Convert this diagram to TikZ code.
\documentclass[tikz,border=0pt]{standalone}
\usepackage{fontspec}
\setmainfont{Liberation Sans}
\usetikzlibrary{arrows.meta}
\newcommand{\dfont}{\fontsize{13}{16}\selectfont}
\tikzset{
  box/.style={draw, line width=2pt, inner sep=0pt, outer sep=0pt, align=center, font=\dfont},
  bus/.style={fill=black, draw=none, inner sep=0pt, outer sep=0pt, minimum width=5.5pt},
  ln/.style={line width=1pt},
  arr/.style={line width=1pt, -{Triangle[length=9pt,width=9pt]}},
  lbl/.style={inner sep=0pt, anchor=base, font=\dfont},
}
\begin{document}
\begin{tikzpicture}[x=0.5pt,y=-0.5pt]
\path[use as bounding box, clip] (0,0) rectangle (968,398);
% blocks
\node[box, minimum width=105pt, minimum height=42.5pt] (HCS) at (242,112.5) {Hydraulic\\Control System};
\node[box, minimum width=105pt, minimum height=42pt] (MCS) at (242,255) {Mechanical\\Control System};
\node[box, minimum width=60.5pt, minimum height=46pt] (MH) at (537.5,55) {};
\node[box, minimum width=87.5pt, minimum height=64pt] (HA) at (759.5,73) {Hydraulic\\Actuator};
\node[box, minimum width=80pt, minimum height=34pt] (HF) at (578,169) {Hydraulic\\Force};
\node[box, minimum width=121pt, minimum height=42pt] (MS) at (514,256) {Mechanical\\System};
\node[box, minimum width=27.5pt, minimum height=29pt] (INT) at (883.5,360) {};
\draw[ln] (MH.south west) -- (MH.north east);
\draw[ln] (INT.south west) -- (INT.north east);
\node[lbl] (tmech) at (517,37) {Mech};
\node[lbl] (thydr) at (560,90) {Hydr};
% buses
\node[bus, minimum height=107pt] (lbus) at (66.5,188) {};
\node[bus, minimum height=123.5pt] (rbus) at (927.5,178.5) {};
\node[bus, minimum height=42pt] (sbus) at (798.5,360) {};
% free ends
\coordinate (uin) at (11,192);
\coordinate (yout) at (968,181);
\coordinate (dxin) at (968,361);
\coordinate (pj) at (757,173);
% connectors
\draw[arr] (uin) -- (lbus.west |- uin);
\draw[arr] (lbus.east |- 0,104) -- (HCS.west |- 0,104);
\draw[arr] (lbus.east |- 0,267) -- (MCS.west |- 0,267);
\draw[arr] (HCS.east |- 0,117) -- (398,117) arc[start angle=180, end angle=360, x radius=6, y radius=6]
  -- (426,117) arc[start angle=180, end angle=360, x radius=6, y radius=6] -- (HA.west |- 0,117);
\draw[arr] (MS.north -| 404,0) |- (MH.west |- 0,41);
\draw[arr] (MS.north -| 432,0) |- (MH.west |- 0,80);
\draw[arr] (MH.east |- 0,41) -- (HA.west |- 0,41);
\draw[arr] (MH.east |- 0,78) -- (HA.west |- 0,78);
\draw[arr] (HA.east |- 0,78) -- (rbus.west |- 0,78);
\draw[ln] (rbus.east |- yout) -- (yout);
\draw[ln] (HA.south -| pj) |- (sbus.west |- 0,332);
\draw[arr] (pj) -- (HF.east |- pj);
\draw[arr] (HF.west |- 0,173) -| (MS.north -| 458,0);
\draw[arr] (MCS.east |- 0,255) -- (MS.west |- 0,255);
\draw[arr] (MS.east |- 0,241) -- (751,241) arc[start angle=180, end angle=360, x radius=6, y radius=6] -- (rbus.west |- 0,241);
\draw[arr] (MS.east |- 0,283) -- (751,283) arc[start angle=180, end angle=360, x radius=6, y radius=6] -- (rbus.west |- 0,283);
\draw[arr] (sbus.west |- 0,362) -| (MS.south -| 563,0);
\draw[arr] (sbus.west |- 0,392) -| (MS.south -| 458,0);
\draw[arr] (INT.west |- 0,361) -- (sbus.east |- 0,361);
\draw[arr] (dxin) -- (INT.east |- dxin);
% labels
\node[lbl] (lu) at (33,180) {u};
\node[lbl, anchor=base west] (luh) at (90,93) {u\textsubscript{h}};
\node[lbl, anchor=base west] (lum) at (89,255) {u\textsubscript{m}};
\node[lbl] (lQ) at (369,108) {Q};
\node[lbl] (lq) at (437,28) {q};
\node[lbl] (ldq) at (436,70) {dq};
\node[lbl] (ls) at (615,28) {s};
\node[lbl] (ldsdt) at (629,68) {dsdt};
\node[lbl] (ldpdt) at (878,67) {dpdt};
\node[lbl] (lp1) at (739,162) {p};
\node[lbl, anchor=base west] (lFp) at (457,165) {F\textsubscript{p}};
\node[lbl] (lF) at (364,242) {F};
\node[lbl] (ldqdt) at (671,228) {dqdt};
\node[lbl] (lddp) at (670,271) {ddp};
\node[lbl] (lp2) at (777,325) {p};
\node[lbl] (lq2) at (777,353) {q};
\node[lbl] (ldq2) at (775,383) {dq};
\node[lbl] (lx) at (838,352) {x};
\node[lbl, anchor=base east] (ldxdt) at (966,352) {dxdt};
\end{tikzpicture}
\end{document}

=-=-=-=-=

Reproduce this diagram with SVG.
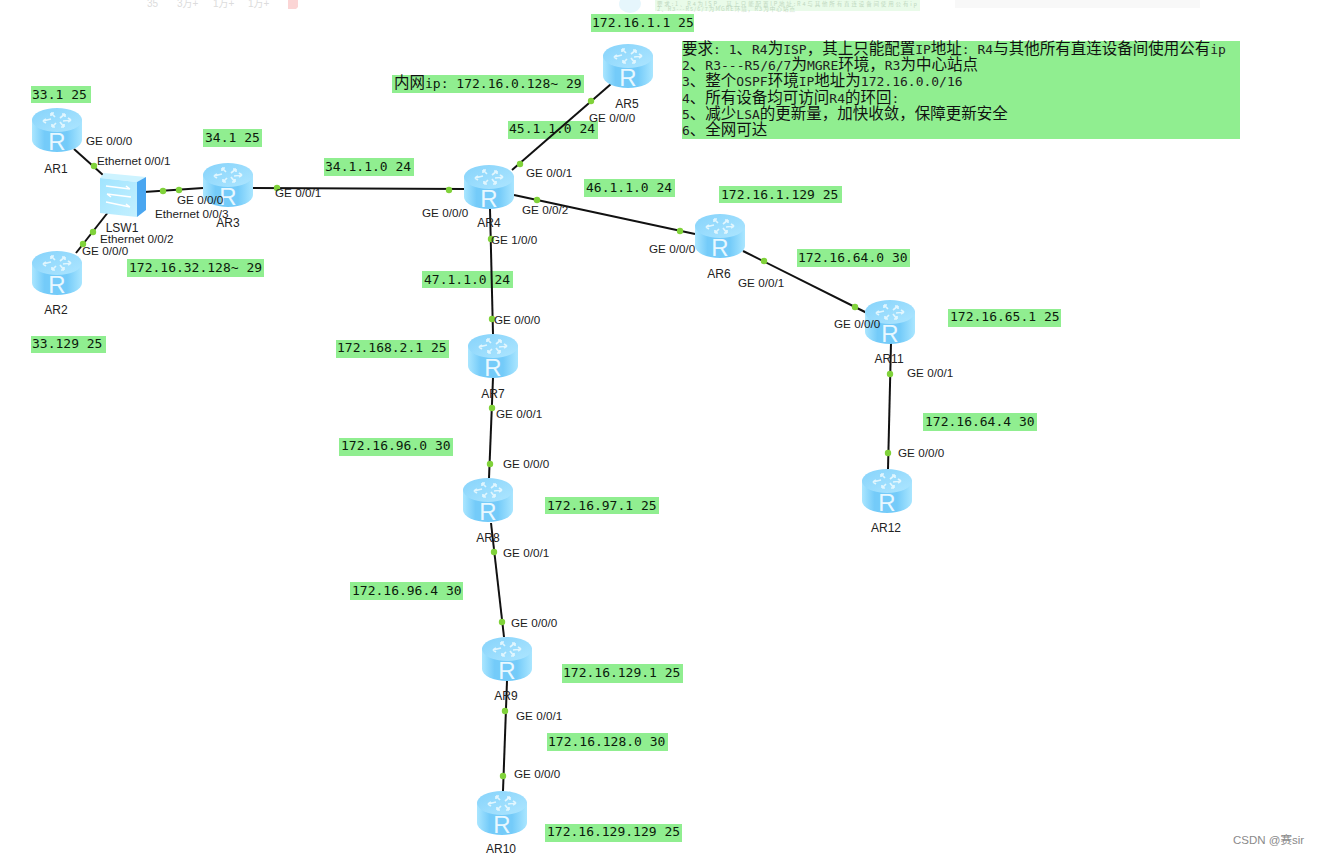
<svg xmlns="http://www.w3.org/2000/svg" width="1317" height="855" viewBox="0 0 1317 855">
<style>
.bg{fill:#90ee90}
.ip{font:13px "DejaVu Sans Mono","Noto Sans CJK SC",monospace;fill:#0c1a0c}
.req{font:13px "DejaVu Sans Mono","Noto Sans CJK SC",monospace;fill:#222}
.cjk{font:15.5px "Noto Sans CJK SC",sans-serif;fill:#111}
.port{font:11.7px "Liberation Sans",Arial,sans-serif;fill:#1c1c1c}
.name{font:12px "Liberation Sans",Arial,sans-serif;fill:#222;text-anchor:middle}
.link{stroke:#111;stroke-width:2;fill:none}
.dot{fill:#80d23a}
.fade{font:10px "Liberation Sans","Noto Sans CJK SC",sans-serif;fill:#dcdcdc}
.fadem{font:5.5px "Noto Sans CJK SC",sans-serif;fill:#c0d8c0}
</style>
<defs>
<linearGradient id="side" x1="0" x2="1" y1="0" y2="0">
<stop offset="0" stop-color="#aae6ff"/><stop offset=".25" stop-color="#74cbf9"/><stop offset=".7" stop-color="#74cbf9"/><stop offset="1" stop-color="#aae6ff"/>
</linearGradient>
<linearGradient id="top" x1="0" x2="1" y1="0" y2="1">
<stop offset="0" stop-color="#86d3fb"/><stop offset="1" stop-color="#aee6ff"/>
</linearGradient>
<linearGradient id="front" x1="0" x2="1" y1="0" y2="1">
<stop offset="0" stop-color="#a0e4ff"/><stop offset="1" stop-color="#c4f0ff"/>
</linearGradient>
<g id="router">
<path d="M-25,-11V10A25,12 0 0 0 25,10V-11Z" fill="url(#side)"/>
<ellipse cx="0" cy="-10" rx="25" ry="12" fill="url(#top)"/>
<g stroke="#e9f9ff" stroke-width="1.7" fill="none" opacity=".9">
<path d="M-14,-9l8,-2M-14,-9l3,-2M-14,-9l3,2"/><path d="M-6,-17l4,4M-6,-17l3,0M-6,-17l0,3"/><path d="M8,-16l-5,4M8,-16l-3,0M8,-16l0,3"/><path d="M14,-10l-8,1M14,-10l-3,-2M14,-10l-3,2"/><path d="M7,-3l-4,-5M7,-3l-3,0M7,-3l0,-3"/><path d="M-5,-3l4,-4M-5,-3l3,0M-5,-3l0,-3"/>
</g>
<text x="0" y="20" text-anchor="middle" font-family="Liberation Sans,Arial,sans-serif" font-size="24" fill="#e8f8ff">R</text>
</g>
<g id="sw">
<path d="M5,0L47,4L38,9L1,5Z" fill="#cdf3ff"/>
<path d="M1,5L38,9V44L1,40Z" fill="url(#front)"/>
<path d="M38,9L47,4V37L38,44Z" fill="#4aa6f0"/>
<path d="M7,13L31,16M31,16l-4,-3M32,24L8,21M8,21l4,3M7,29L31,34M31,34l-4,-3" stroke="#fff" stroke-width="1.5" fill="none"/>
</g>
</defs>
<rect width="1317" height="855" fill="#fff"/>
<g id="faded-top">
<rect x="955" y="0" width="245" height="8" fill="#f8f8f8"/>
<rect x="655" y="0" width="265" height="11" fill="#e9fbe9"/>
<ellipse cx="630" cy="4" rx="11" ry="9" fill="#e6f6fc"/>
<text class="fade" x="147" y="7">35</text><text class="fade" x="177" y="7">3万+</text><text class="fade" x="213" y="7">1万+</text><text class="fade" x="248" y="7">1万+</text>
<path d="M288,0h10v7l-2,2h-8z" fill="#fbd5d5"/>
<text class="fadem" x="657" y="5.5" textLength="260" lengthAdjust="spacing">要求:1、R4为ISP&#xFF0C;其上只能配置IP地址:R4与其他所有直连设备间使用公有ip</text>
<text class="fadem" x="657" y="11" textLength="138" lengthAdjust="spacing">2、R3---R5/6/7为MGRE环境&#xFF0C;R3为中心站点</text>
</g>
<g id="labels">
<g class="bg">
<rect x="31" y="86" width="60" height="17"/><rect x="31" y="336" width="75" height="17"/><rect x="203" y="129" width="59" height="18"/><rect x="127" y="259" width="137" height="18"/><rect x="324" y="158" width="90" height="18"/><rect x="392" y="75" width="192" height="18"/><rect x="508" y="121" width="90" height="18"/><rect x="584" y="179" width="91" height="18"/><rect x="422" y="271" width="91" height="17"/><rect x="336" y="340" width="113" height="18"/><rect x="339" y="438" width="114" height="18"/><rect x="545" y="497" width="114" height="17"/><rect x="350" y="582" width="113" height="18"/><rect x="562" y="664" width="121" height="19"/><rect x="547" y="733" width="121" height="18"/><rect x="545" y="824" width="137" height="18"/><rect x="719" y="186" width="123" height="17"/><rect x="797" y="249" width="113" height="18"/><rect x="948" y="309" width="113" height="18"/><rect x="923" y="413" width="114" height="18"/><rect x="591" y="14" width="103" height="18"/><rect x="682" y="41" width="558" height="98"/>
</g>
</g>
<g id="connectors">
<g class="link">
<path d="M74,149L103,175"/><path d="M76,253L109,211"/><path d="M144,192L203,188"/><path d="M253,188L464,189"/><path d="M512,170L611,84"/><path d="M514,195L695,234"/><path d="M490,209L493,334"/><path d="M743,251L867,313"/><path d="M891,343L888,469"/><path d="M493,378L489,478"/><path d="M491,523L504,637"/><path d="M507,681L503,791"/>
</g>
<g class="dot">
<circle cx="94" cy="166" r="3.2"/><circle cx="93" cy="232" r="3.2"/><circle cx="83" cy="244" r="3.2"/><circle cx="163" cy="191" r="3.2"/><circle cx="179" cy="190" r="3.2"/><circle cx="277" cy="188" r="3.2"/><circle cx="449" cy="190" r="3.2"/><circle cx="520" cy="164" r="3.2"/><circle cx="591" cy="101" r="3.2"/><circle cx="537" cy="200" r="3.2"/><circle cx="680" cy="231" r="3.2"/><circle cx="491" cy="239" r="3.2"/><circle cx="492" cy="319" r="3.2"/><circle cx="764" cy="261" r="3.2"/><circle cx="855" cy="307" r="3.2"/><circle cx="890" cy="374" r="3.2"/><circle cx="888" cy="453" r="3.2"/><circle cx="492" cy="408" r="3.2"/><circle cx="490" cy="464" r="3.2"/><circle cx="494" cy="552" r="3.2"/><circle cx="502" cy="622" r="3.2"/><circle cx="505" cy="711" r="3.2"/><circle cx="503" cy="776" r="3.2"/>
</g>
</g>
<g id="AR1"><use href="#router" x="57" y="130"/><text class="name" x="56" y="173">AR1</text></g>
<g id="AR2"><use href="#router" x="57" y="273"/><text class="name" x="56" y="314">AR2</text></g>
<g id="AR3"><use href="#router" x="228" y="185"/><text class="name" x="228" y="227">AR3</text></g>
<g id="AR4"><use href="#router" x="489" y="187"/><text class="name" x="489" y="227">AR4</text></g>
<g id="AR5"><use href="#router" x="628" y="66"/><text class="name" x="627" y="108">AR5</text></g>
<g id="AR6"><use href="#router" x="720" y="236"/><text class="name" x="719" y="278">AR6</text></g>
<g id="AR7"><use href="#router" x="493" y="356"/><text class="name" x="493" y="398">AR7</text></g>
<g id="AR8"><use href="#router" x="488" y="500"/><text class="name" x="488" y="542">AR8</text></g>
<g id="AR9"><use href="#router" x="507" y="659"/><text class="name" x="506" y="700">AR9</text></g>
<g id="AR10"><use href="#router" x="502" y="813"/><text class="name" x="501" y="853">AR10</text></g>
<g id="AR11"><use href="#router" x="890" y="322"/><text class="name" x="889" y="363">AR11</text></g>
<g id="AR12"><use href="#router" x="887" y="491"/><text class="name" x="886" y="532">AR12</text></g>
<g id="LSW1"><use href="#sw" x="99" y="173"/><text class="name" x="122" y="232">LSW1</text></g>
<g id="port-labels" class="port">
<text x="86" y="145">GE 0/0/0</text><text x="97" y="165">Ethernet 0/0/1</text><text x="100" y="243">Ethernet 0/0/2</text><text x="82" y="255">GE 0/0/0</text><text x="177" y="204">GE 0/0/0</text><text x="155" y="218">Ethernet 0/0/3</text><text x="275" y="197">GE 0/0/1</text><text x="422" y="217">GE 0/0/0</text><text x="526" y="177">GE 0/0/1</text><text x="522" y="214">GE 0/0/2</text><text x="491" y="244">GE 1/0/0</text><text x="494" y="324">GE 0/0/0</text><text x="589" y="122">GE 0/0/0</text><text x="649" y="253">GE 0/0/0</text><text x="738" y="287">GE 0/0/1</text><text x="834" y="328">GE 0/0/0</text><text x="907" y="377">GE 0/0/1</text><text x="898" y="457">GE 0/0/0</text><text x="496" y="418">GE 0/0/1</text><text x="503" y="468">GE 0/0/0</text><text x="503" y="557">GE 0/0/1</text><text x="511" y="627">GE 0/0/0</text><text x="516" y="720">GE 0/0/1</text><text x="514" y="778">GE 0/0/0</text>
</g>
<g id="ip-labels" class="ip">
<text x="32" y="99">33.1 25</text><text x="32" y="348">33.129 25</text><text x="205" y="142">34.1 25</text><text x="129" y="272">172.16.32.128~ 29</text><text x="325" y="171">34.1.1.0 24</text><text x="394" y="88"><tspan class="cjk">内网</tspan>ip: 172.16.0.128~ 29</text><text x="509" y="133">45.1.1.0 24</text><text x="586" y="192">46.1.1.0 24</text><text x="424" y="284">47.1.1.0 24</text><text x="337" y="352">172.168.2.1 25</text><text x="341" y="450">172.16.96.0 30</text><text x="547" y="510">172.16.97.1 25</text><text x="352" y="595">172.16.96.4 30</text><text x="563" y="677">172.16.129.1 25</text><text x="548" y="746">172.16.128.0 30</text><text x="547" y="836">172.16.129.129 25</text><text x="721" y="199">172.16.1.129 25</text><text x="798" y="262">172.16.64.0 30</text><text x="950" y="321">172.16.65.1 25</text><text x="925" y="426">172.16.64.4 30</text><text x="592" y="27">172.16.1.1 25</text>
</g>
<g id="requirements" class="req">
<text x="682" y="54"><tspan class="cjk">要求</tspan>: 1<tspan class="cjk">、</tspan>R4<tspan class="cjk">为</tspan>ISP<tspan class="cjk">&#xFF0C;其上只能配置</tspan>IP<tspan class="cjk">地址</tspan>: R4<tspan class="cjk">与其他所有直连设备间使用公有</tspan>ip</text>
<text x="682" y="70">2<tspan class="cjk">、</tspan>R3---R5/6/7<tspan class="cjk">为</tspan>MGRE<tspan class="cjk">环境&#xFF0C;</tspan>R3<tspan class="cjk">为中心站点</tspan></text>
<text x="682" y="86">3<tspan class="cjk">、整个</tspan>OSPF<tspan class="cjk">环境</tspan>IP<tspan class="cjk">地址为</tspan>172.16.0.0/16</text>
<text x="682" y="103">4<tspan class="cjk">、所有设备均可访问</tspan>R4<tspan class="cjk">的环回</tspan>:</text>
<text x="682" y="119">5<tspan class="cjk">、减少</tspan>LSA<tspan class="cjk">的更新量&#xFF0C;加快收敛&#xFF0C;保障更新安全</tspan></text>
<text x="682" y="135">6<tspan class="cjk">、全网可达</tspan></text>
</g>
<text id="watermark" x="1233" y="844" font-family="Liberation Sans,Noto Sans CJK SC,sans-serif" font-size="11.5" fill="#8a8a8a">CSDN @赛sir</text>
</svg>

=-=-=-=-=

**WRITTEN TASK**
Show the lines that mention the word "diagram".

**SOLUTION**
Convert this diagram to TikZ code.
Reproduce this diagram with SVG.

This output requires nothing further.